体娱   2024-10-22 13:59   广东  
表现贫富差距、阶级落差的电影很多,最出名的当数三部爆款:《雪国列车》《寄生虫》和《饥饿站台》。前两部都出自韩国名导奉俊昊之手,相较之下,《饥饿站台》显得很不起眼——一部低成本的导演处女作,出自西班牙导演加尔德·加兹特鲁·乌鲁蒂亚之手。
然而,令人没想到的是,2019年《饥饿站台》上线流媒体后,很快就成为了当年的黑马选手。导演在片中对权力、规则与人性的深刻剖析,引起了广泛的讨论和解读,为电影解说类短视频提供了丰富的养料。
时隔五年,原班团队携续作再次与观众见面。只不过,续作口碑与前作相距甚远:《饥饿站台》豆瓣7.9分,《饥饿站台2》豆瓣5.6分
是什么造成了《饥饿站台2》的口碑断崖下跌?带着这个问题,我们不妨一起来看看它。
就时间线和细节来看,《饥饿站台2》可以算是《饥饿站台》的前传。两部作品的设定一脉相承,都发生在一个垂直的“监狱坑”里。“监狱坑”共有333层,每层住2人,提供洗水池、床、便池等简陋设施。除此之外,这里一无所有。
“监狱坑”中间是一个贯穿上下的通道,每天会有食物置于传送台,从第一层开始层层往下传递。每层的人只有短短几分钟的用餐时间,一旦有人私藏食物以在用餐时间外食用,就会受到残忍的惩罚——该层的温度会被调到极高或极低。

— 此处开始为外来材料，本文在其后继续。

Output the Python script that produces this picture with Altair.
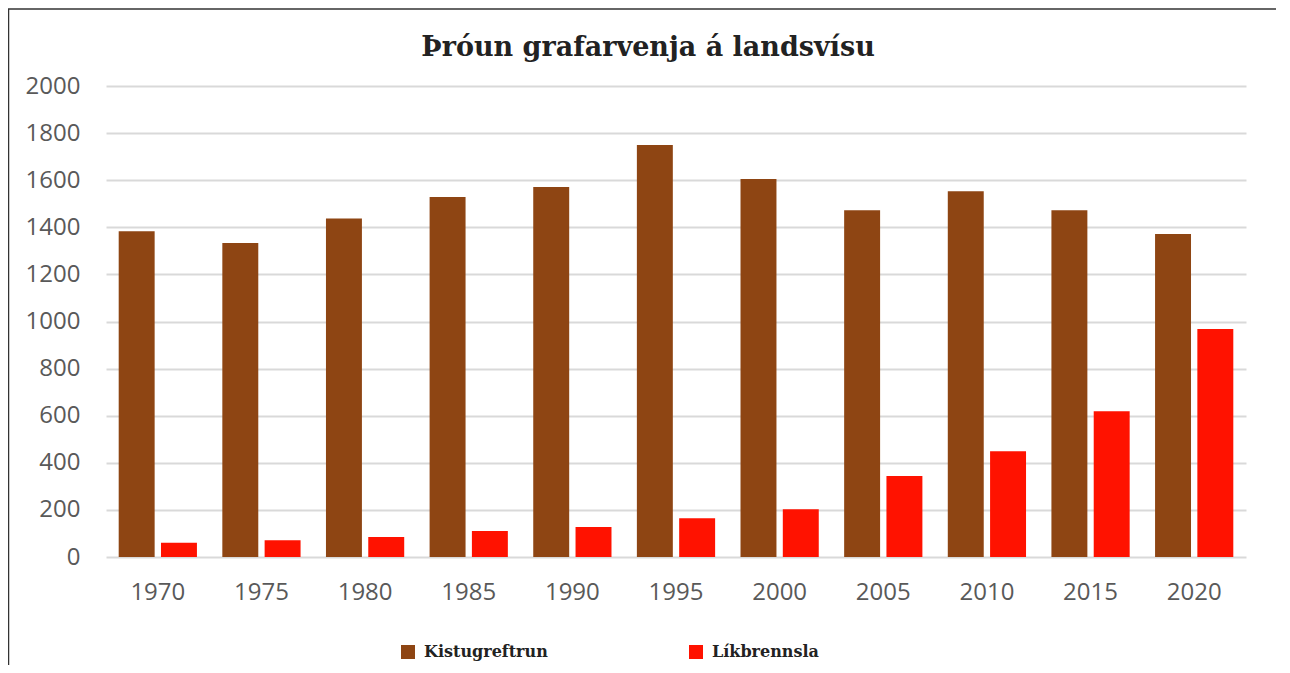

这就意味着,楼层分布与优先进食权在无形之中被划上了等号,成为权力最直观的显现:上面的人,可以吃到美食佳肴,可以随意糟蹋食物;下面的人,只能吃到残羹冷炙;更下面的人,甚至一无所得,走向人吃人的残酷杀戮。整个监狱,就是一所大型的人性试炼场,践行了“食物链”的终极玩法。

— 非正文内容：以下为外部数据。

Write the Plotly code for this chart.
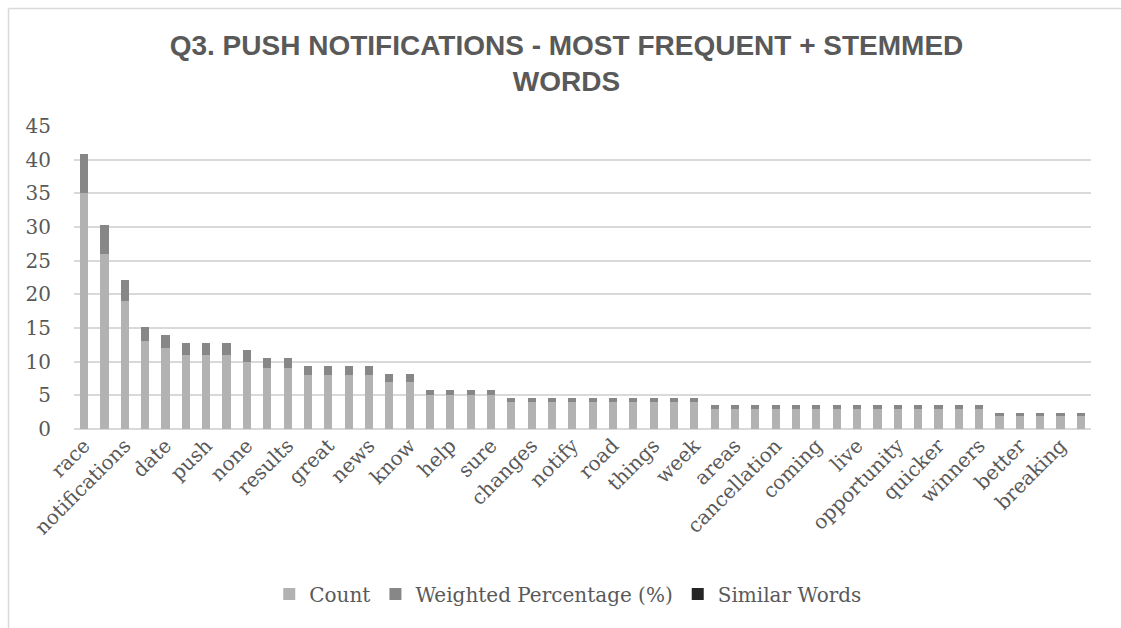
import plotly.graph_objects as go

# Top stemmed words; only every other word is printed on the axis
tick_words = ["race", "notifications", "date", "push", "none", "results", "great",
              "news", "know", "help", "sure", "changes", "notify", "road", "things",
              "week", "areas", "cancellation", "coming", "live", "opportunity",
              "quicker", "winners", "better", "breaking"]

counts = [35, 26, 19, 13, 12, 11, 11, 11, 10, 9, 9, 8, 8, 8, 8, 7, 7,
          5, 5, 5, 5,
          4, 4, 4, 4, 4, 4, 4, 4, 4, 4,
          3, 3, 3, 3, 3, 3, 3, 3, 3, 3, 3, 3, 3, 3,
          2, 2, 2, 2, 2]

weighted_pct = [5.80, 4.31, 3.15, 2.16, 1.99, 1.82, 1.82, 1.82, 1.66, 1.49, 1.49,
                1.33, 1.33, 1.33, 1.33, 1.16, 1.16,
                0.83, 0.83, 0.83, 0.83,
                0.66, 0.66, 0.66, 0.66, 0.66, 0.66, 0.66, 0.66, 0.66, 0.66,
                0.50, 0.50, 0.50, 0.50, 0.50, 0.50, 0.50, 0.50, 0.50, 0.50,
                0.50, 0.50, 0.50, 0.50,
                0.33, 0.33, 0.33, 0.33, 0.33]

similar_words = [0, 0, 0, 0, 0, 0, 0, 0, 0, 0, 0, 0, 0, 0, 0, 0, 0, 0, 0, 0, 0, 0, 0, 0, 0,
                 0, 0, 0, 0, 0, 0, 0, 0, 0, 0, 0, 0, 0, 0, 0, 0, 0, 0, 0, 0, 0, 0, 0, 0, 0]

positions = list(range(len(counts)))
tick_positions = positions[::2]

W, H = 1121, 628
ML, MR, MT, MB = 74, 30, 126, 199
plot_w = W - ML - MR
plot_h = H - MT - MB

TEXT = "#595959"
GRID = "#d9d9d9"
SERIF = "DejaVu Serif"

fig = go.Figure()
fig.add_trace(go.Bar(x=positions, y=counts, name="Count",
                     marker=dict(color="#b2b2b2", line=dict(width=0))))
fig.add_trace(go.Bar(x=positions, y=weighted_pct, name="Weighted Percentage (%)",
                     marker=dict(color="#878787", line=dict(width=0))))
fig.add_trace(go.Bar(x=positions, y=similar_words, name="Similar Words",
                     marker=dict(color="#262626", line=dict(width=0))))


def px_x(px):
    return (px - ML) / plot_w


def px_y(py):
    return (H - MB - py) / plot_h


# chart frame (top and left edges)
frame_x = px_x(8.5)
frame_y = px_y(8.5)
shapes = [
    dict(type="line", xref="paper", yref="paper", x0=frame_x, x1=px_x(W + 20),
         y0=frame_y, y1=frame_y, line=dict(color=GRID, width=1.5)),
    dict(type="line", xref="paper", yref="paper", x0=frame_x, x1=frame_x,
         y0=frame_y, y1=px_y(H + 20), line=dict(color=GRID, width=1.5)),
]

fig.update_layout(
    width=W, height=H,
    margin=dict(l=ML, r=MR, t=MT, b=MB),
    paper_bgcolor="white", plot_bgcolor="white",
    barmode="stack", bargap=0.6,
    title=dict(text="Q3. PUSH NOTIFICATIONS - MOST FREQUENT + STEMMED<br>WORDS",
               x=566.5 / W, xanchor="center", xref="container",
               y=1 - 55 / H, yanchor="middle", yref="container",
               font=dict(family="Liberation Sans", size=28, color=TEXT,
                         weight="bold")),
    font=dict(family=SERIF, size=20, color=TEXT),
    xaxis=dict(range=[-0.5, len(counts) - 0.5], tickmode="array",
               tickvals=tick_positions, ticktext=tick_words, tickangle=-45,
               showgrid=False, showline=False, zeroline=False, ticks="",
               tickfont=dict(family=SERIF, size=20, color=TEXT)),
    yaxis=dict(range=[0, 45], dtick=5, showgrid=True, gridcolor=GRID, gridwidth=1.5,
               zeroline=True, zerolinecolor=GRID, zerolinewidth=1.5,
               showline=False, ticks="outside", ticklen=18,
               tickcolor="rgba(0,0,0,0)",
               tickfont=dict(family=SERIF, size=20, color=TEXT)),
    legend=dict(orientation="h", x=0.486, xanchor="center",
                y=px_y(594), yanchor="middle",
                font=dict(family=SERIF, size=20, color=TEXT),
                itemwidth=30, traceorder="normal"),
    shapes=shapes,
    showlegend=True,
)

fig.write_html("out.html")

《饥饿站台》中的男主在进入“监狱坑”后,曾提出过一个理想化设想:既然传送台上的食物可供我们所有人吃喝,那我们为什么不能都克制一点,只吃自己的份额,让食物井然有序地下传,让大家都免于饥饿。这是一种典型的共产主义分配方式,可在故事里却无人在意,无法行得通。
有趣的是,《饥饿站台2》的故事,就在这一设想上搭建而成。只不过,续集里的主人公,从男人换成了女人。女主佩伦普安自愿进入“监狱坑”改造,她前后有过三个室友,轮换过24、180、51及72层。其中,她的第三位室友正是在《饥饿站台》中被杀死的崔马格斯。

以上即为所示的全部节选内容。